The IRM is committed to providing ease of access and a streamlined avenue to redress. The new procedures reflect this by reducing or eliminating barriers for complainants to access the IRM. In practice, complainants (whether an individual or a group or community) can submit a complaint in any language, through any medium and up to two years from the date the harm becomes known or within 2 years of project closure.  The IRM bears the costs of the complainant’s meaningful participation in its proceedings, and complainants and other parties are kept in the loop throughout.  Pushing the envelope further, the IRM is able to recommend redress to the GCF Board in the form of compensation and/or actions to bring a GCF project into compliance with GCF policies and procedures.  Complainants can be represented by anyone they choose to appoint, including their government.

Suo Moto Function

The suo moto modality allows for the IRM to initiate proceedings and recommend redress in cases where the barriers are too high for communities and individual(s) to access the IRM.  This modality is a powerful and critical component to the IRM, adding another layer of protection to the environmental and social safeguards (including gender and indigenous peoples) of the GCF and ensuring the institution stays faithful to them.

Problem solving

Building on international best practice, the IRM’s procedures allow complaints to be dealt with through voluntary problem solving.  Problem solving is an alternative that allows complainants and other parties to participate in dialogue and in identifying joint solutions for the problems they are facing.   Problem solving can be an alternative to compliance investigations, or in some cases can be undertaken in addition to compliance review. Problem solving at the IRM looks to create a safe space where participants are able to be open with each other and are able to explore potential interests and solutions.  Often times, parties will agree on ground rules that define a confidential space where they can share information, while still reporting on progress and outcomes to external parties and the wider public.  The ultimate objective of problem solving is help participants identify and implement win-win solutions to the issues raised, and to do so sustainably.

Strengthened monitoring

Another innovation in the IRM procedures is about remedial action plans and how they are monitored.  Once the GCF Board approves redress to a complainant, the GCF Secretariat, in collaboration with the accredited entity concerned must prepare a remedial action plan that shows how, when and by whom the redress will be delivered.  Past practice in other institutions have shown that all too often, action plans are vague or inadequate to deliver effective redress.  In the IRM’s procedures, the IRM must agree with the Secretariat’s draft remedial action plan for it to become effective, giving it more leverage over the development of the action plan and the plan’s ability to deliver redress. Additionally, the IRM can ask that the action plan be upgraded if its own monitoring efforts show that it is not succeeding in delivering redress.

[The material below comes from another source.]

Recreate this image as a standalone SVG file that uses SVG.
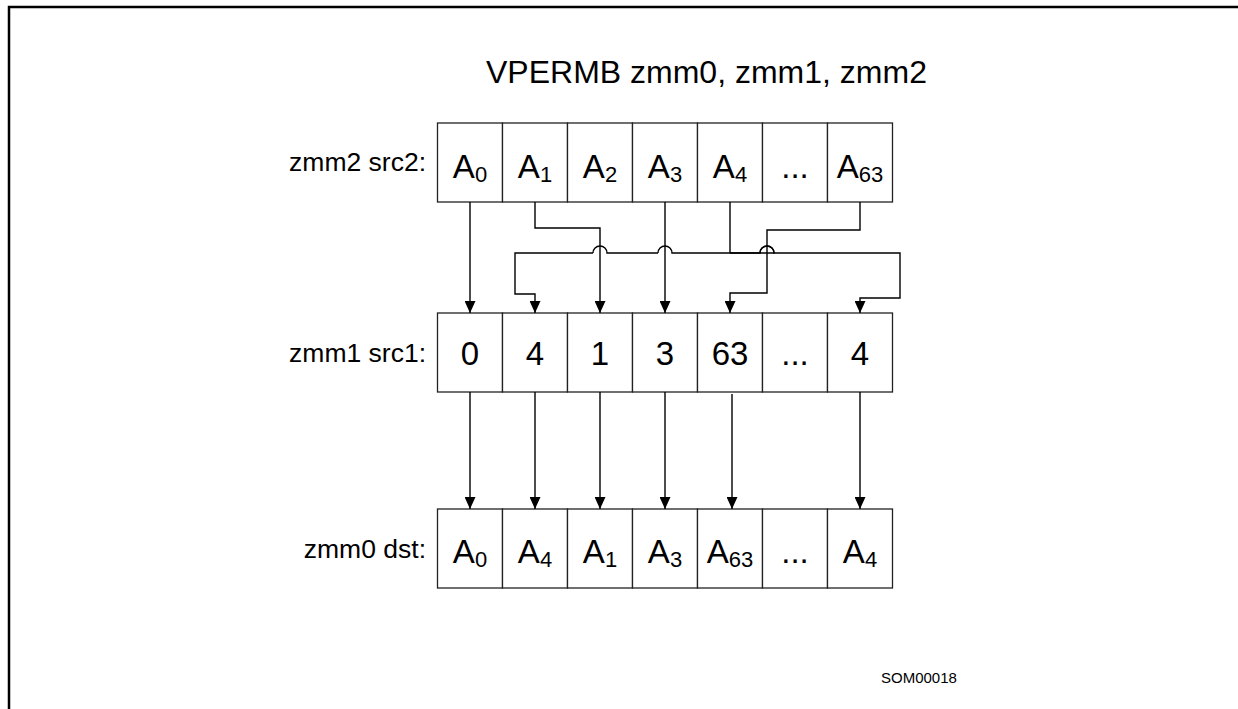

These modalities are innovations and are significant departures from other accountability mechanisms. Some accountability mechanisms cannot comment on or monitor remedial action plans.  Others can monitor them but have no formal role in the development of an action plan, and so far, only the IRM has the ability to request an upgrading of an approved remedial action plan.  These elements were integrated into the IRM’s procedures in order to strengthen the IRM’s monitoring role, and to address the instances of inadequate response from international finance institutions even when harm has been found by their accountability mechanisms.  Project affected people have been frustrated in their search for justice and redress, and faced with weak action plans or unresponsive institutions, have looked for other forums of redress.  The IRM’s procedures intend to make the IRM and the GCF more responsive to project affected people and to the need to provide effective and adequate redress and accountability.

Other provisions

The IRM procedures have other noteworthy provisions.  For example, the procedures set standards for how the IRM will assess evidence in its own decision-making.  They make it clear that the GCF’s General Counsel will provide legal advice to the IRM only when requested to do so by the IRM, and all such advice must be fully disclosed to the Board and the public.

In its decision adopting the procedures, the GCF Board put in place yet another innovation.  While accountability mechanisms follow due process rules, their recommendations are generally submitted to the institution’s Board for final decision.  Ensuring basic due process when the Board makes that final decision is crucial to enhancing the credibility and fairness of that decision.  The GCF Board resolved to request the IRM together with its Ethics and Audit Committee to draft guidelines for its consideration on aspects relevant to Board proceedings when making those decisions.

Conclusion

The IRM procedures are a product of nearly 2 years of consultations, revisions and amendments.  The new procedures reflect GCF’s commitment to accountability and transparency. They reflect the IRM’s pledge to innovate and shape accountability at the institutional level which will in turn, provide project affected people the means and tools to access the GCF and ensure that its projects not merely “do no harm” but “do good”.